Collected data =
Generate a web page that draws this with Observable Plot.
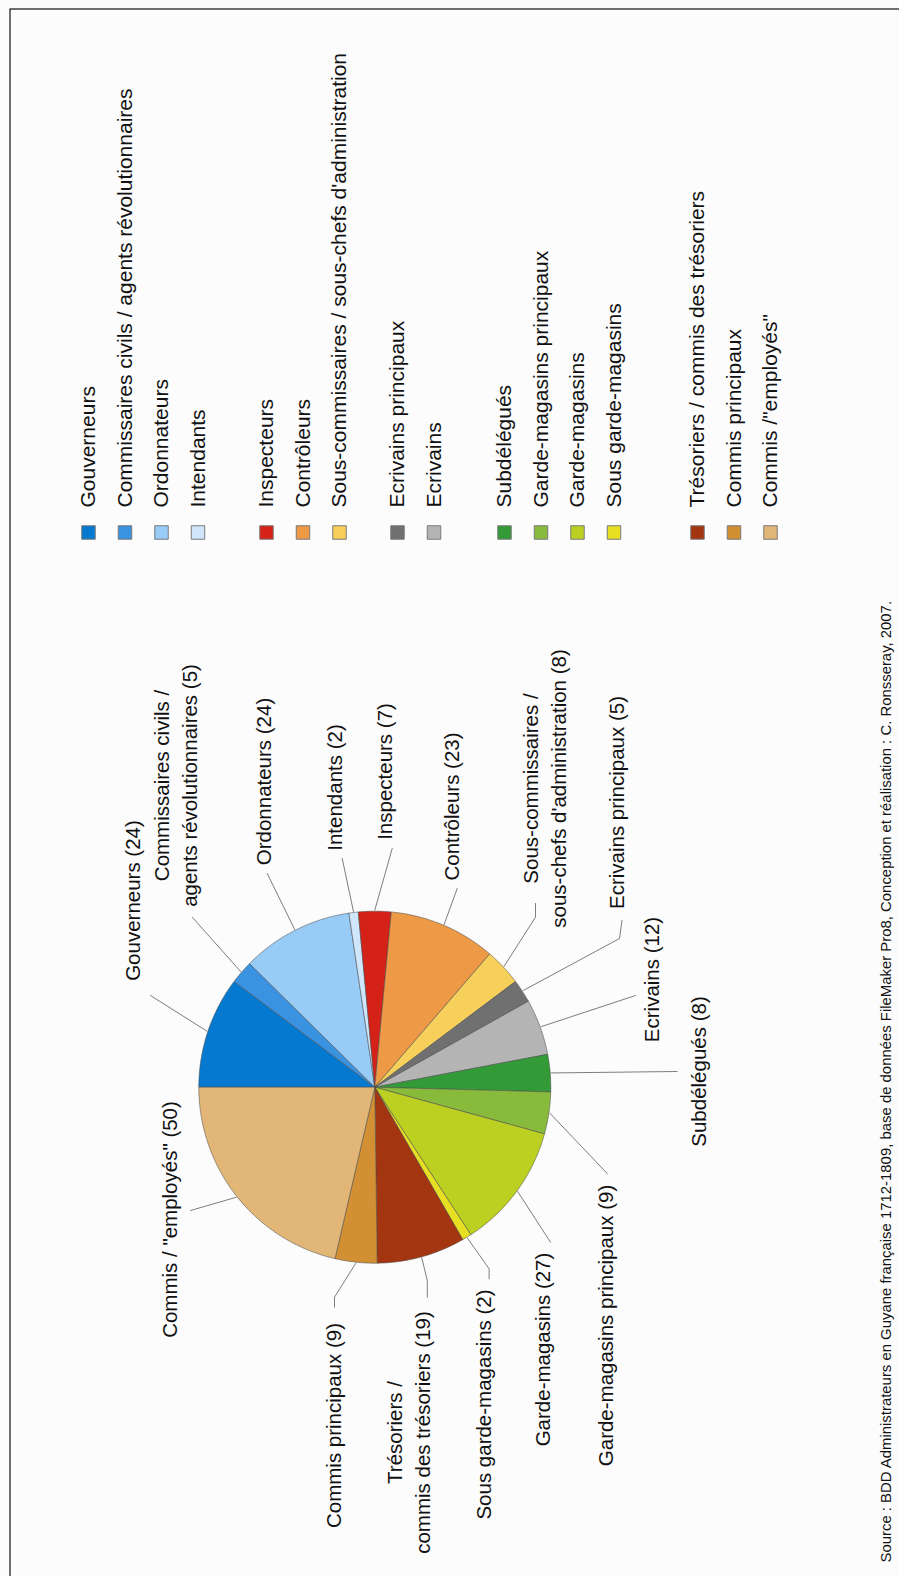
<!DOCTYPE html>
<html>
<head>
<meta charset="utf-8">
<script src="https://cdn.jsdelivr.net/npm/d3@7"></script>
<script src="https://cdn.jsdelivr.net/npm/@observablehq/plot@0.6"></script>
<style>
  body { margin: 0; background: #fcfcfc; }
  #chart svg { display: block; }
</style>
</head>
<body>
<div id="chart"></div>
<script>
// ---------------- DATA ----------------
const categories = [
  "Gouverneurs",
  "Commissaires civils / agents révolutionnaires",
  "Ordonnateurs",
  "Intendants",
  "Inspecteurs",
  "Contrôleurs",
  "Sous-commissaires / sous-chefs d'administration",
  "Ecrivains principaux",
  "Ecrivains",
  "Subdélégués",
  "Garde-magasins principaux",
  "Garde-magasins",
  "Sous garde-magasins",
  "Trésoriers / commis des trésoriers",
  "Commis principaux",
  "Commis /\"employés\""
];
const counts = [24, 5, 24, 2, 7, 23, 8, 5, 12, 8, 9, 27, 2, 19, 9, 50];
const colors = [
  "#0578cf", "#3a93e0", "#99cbf7", "#cfe6fb",
  "#d42219", "#ee9946", "#f6d05a",
  "#707070", "#b4b4b4",
  "#339a38", "#88bb3b", "#bcd022", "#e6df22",
  "#a33611", "#d38f33", "#e2b677"
];
const pieLabelNames = [
  "Gouverneurs",
  "Commissaires civils /\nagents révolutionnaires",
  "Ordonnateurs",
  "Intendants",
  "Inspecteurs",
  "Contrôleurs",
  "Sous-commissaires /\nsous-chefs d'administration",
  "Ecrivains principaux",
  "Ecrivains",
  "Subdélégués",
  "Garde-magasins principaux",
  "Garde-magasins",
  "Sous garde-magasins",
  "Trésoriers /\ncommis des trésoriers",
  "Commis principaux",
  "Commis / \"employés\""
];
const legendGroups = [0, 0, 0, 0, 1, 1, 1, 2, 2, 3, 3, 3, 3, 4, 4, 4];
const caption = "Source : BDD Administrateurs en Guyane française 1712-1809, base de données FileMaker Pro8, Conception et réalisation : C. Ronsseray, 2007.";

// ---------------- LAYOUT ----------------
const W = 899, H = 1576;
const FONT = "'Liberation Sans', Arial, Helvetica, sans-serif";
const cx = 374.3, cy = 1086.7, R = 176;
// label centres (rotated text)
const labelPos = [
  [131, 900], [173.5, 785], [262, 781], [333, 787], [383, 771], [450, 806],
  [542.5, 788], [615, 802], [650, 979], [697, 1071], [604, 1325], [541, 1349],
  [482, 1404], [407, 1432], [332, 1425], [168, 1219]
];
// leader points after the start on the slice edge
const leaderPts = [
  [[150, 995]],
  [[192, 917]],
  [[266.7, 873]],
  [[341.7, 858]],
  [[391.7, 848]],
  [[456.7, 888]],
  [[535, 916.7], [535, 903]],
  [[619, 938], [621.5, 920]],
  [[635, 995]],
  [[676.7, 1071]],
  [[606.7, 1173]],
  [[550, 1241.7]],
  [[488.6, 1268.3], [488.6, 1278.3]],
  [[426.8, 1280], [426.8, 1296.7]],
  [[334, 1296.7], [334, 1306.7]],
  [[190, 1210]]
];
const legendGroupStart = [88, 266, 397, 504, 697];
const legendStep = 36.5;
const legendSquareY = 532, legendTextY = 507;

// ---------------- GEOMETRY FROM DATA ----------------
const arcs = d3.pie().sort(null).value(d => d)
  .startAngle(-Math.PI / 2).endAngle(3 * Math.PI / 2)(counts);

const polar = (a, r) => ({x: cx + r * Math.sin(a), y: cy - r * Math.cos(a)});

const slicePts = [];
arcs.forEach((a, i) => {
  slicePts.push({i, ...polar(0, 0)});
  const n = Math.max(2, Math.ceil((a.endAngle - a.startAngle) / (Math.PI / 360)));
  for (let k = 0; k <= n; k++) {
    const t = a.startAngle + (a.endAngle - a.startAngle) * k / n;
    slicePts.push({i, ...polar(t, R)});
  }
  slicePts.push({i, ...polar(0, 0)});
});

const leaderData = [];
arcs.forEach((a, i) => {
  const mid = (a.startAngle + a.endAngle) / 2;
  leaderData.push({i, ...polar(mid, R + 1)});
  leaderPts[i].forEach(([x, y]) => leaderData.push({i, x, y}));
});

const labelData = counts.map((c, i) => ({
  x: labelPos[i][0], y: labelPos[i][1],
  text: `${pieLabelNames[i]} (${c})`
}));

let seen = {};
const legendData = categories.map((name, i) => {
  const g = legendGroups[i];
  seen[g] = (seen[g] ?? -1) + 1;
  return {name, color: colors[i], x: legendGroupStart[g] + legendStep * seen[g]};
});

// ---------------- PLOT ----------------
const chart = Plot.plot({
  width: W, height: H,
  margin: 0,
  style: {background: "#fcfcfc", fontFamily: FONT, color: "#111"},
  x: {type: "linear", domain: [0, W], range: [0, W], axis: null},
  y: {type: "linear", domain: [0, H], range: [0, H], axis: null},
  color: {type: "identity"},
  marks: [
    Plot.frame({stroke: "#111", strokeWidth: 1.2, insetLeft: 9.5, insetTop: 8.5, insetRight: -20, insetBottom: -20}),
    // pie slices
    Plot.line(slicePts, {
      x: "x", y: "y", z: "i",
      fill: d => colors[d.i],
      stroke: "#4a4a4a", strokeWidth: 0.6, strokeOpacity: 0.9,
      curve: "linear-closed"
    }),
    // leader lines
    Plot.line(leaderData, {x: "x", y: "y", z: "i", stroke: "#6e6e6e", strokeWidth: 0.9}),
    // pie labels
    Plot.text(labelData, {
      x: "x", y: "y", text: "text", rotate: -90,
      textAnchor: "middle", lineAnchor: "middle",
      fontSize: 20.5, lineHeight: 1.36, fill: "#111"
    }),
    // legend squares
    Plot.dot(legendData, {
      x: "x", y: () => legendSquareY, symbol: "square", r: 7.6,
      fill: "color", stroke: "#7a7a7a", strokeWidth: 1
    }),
    // legend text
    Plot.text(legendData, {
      x: "x", y: () => legendTextY, text: "name", rotate: -90,
      textAnchor: "start", lineAnchor: "middle",
      fontSize: 21, fill: "#111"
    }),
    // caption
    Plot.text([caption], {
      x: () => 886, y: () => 1562, text: d => d, rotate: -90,
      textAnchor: "start", lineAnchor: "middle",
      fontSize: 14.9, fill: "#111"
    })
  ]
});
document.getElementById("chart").appendChild(chart);
</script>
</body>
</html>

Problem statement = Repeat the material above word for word and skip every image in it.

Written response =
Generate a web page that draws this with Observable Plot.
<!DOCTYPE html>
<html>
<head>
<meta charset="utf-8">
<script src="https://cdn.jsdelivr.net/npm/d3@7"></script>
<script src="https://cdn.jsdelivr.net/npm/@observablehq/plot@0.6"></script>
<style>
  body { margin: 0; background: #fcfcfc; }
  #chart svg { display: block; }
</style>
</head>
<body>
<div id="chart"></div>
<script>
// ---------------- DATA ----------------
const categories = [
  "Gouverneurs",
  "Commissaires civils / agents révolutionnaires",
  "Ordonnateurs",
  "Intendants",
  "Inspecteurs",
  "Contrôleurs",
  "Sous-commissaires / sous-chefs d'administration",
  "Ecrivains principaux",
  "Ecrivains",
  "Subdélégués",
  "Garde-magasins principaux",
  "Garde-magasins",
  "Sous garde-magasins",
  "Trésoriers / commis des trésoriers",
  "Commis principaux",
  "Commis /\"employés\""
];
const counts = [24, 5, 24, 2, 7, 23, 8, 5, 12, 8, 9, 27, 2, 19, 9, 50];
const colors = [
  "#0578cf", "#3a93e0", "#99cbf7", "#cfe6fb",
  "#d42219", "#ee9946", "#f6d05a",
  "#707070", "#b4b4b4",
  "#339a38", "#88bb3b", "#bcd022", "#e6df22",
  "#a33611", "#d38f33", "#e2b677"
];
const pieLabelNames = [
  "Gouverneurs",
  "Commissaires civils /\nagents révolutionnaires",
  "Ordonnateurs",
  "Intendants",
  "Inspecteurs",
  "Contrôleurs",
  "Sous-commissaires /\nsous-chefs d'administration",
  "Ecrivains principaux",
  "Ecrivains",
  "Subdélégués",
  "Garde-magasins principaux",
  "Garde-magasins",
  "Sous garde-magasins",
  "Trésoriers /\ncommis des trésoriers",
  "Commis principaux",
  "Commis / \"employés\""
];
const legendGroups = [0, 0, 0, 0, 1, 1, 1, 2, 2, 3, 3, 3, 3, 4, 4, 4];
const caption = "Source : BDD Administrateurs en Guyane française 1712-1809, base de données FileMaker Pro8, Conception et réalisation : C. Ronsseray, 2007.";

// ---------------- LAYOUT ----------------
const W = 899, H = 1576;
const FONT = "'Liberation Sans', Arial, Helvetica, sans-serif";
const cx = 374.3, cy = 1086.7, R = 176;
// label centres (rotated text)
const labelPos = [
  [131, 900], [173.5, 785], [262, 781], [333, 787], [383, 771], [450, 806],
  [542.5, 788], [615, 802], [650, 979], [697, 1071], [604, 1325], [541, 1349],
  [482, 1404], [407, 1432], [332, 1425], [168, 1219]
];
// leader points after the start on the slice edge
const leaderPts = [
  [[150, 995]],
  [[192, 917]],
  [[266.7, 873]],
  [[341.7, 858]],
  [[391.7, 848]],
  [[456.7, 888]],
  [[535, 916.7], [535, 903]],
  [[619, 938], [621.5, 920]],
  [[635, 995]],
  [[676.7, 1071]],
  [[606.7, 1173]],
  [[550, 1241.7]],
  [[488.6, 1268.3], [488.6, 1278.3]],
  [[426.8, 1280], [426.8, 1296.7]],
  [[334, 1296.7], [334, 1306.7]],
  [[190, 1210]]
];
const legendGroupStart = [88, 266, 397, 504, 697];
const legendStep = 36.5;
const legendSquareY = 532, legendTextY = 507;

// ---------------- GEOMETRY FROM DATA ----------------
const arcs = d3.pie().sort(null).value(d => d)
  .startAngle(-Math.PI / 2).endAngle(3 * Math.PI / 2)(counts);

const polar = (a, r) => ({x: cx + r * Math.sin(a), y: cy - r * Math.cos(a)});

const slicePts = [];
arcs.forEach((a, i) => {
  slicePts.push({i, ...polar(0, 0)});
  const n = Math.max(2, Math.ceil((a.endAngle - a.startAngle) / (Math.PI / 360)));
  for (let k = 0; k <= n; k++) {
    const t = a.startAngle + (a.endAngle - a.startAngle) * k / n;
    slicePts.push({i, ...polar(t, R)});
  }
  slicePts.push({i, ...polar(0, 0)});
});

const leaderData = [];
arcs.forEach((a, i) => {
  const mid = (a.startAngle + a.endAngle) / 2;
  leaderData.push({i, ...polar(mid, R + 1)});
  leaderPts[i].forEach(([x, y]) => leaderData.push({i, x, y}));
});

const labelData = counts.map((c, i) => ({
  x: labelPos[i][0], y: labelPos[i][1],
  text: `${pieLabelNames[i]} (${c})`
}));

let seen = {};
const legendData = categories.map((name, i) => {
  const g = legendGroups[i];
  seen[g] = (seen[g] ?? -1) + 1;
  return {name, color: colors[i], x: legendGroupStart[g] + legendStep * seen[g]};
});

// ---------------- PLOT ----------------
const chart = Plot.plot({
  width: W, height: H,
  margin: 0,
  style: {background: "#fcfcfc", fontFamily: FONT, color: "#111"},
  x: {type: "linear", domain: [0, W], range: [0, W], axis: null},
  y: {type: "linear", domain: [0, H], range: [0, H], axis: null},
  color: {type: "identity"},
  marks: [
    Plot.frame({stroke: "#111", strokeWidth: 1.2, insetLeft: 9.5, insetTop: 8.5, insetRight: -20, insetBottom: -20}),
    // pie slices
    Plot.line(slicePts, {
      x: "x", y: "y", z: "i",
      fill: d => colors[d.i],
      stroke: "#4a4a4a", strokeWidth: 0.6, strokeOpacity: 0.9,
      curve: "linear-closed"
    }),
    // leader lines
    Plot.line(leaderData, {x: "x", y: "y", z: "i", stroke: "#6e6e6e", strokeWidth: 0.9}),
    // pie labels
    Plot.text(labelData, {
      x: "x", y: "y", text: "text", rotate: -90,
      textAnchor: "middle", lineAnchor: "middle",
      fontSize: 20.5, lineHeight: 1.36, fill: "#111"
    }),
    // legend squares
    Plot.dot(legendData, {
      x: "x", y: () => legendSquareY, symbol: "square", r: 7.6,
      fill: "color", stroke: "#7a7a7a", strokeWidth: 1
    }),
    // legend text
    Plot.text(legendData, {
      x: "x", y: () => legendTextY, text: "name", rotate: -90,
      textAnchor: "start", lineAnchor: "middle",
      fontSize: 21, fill: "#111"
    }),
    // caption
    Plot.text([caption], {
      x: () => 886, y: () => 1562, text: d => d, rotate: -90,
      textAnchor: "start", lineAnchor: "middle",
      fontSize: 14.9, fill: "#111"
    })
  ]
});
document.getElementById("chart").appendChild(chart);
</script>
</body>
</html>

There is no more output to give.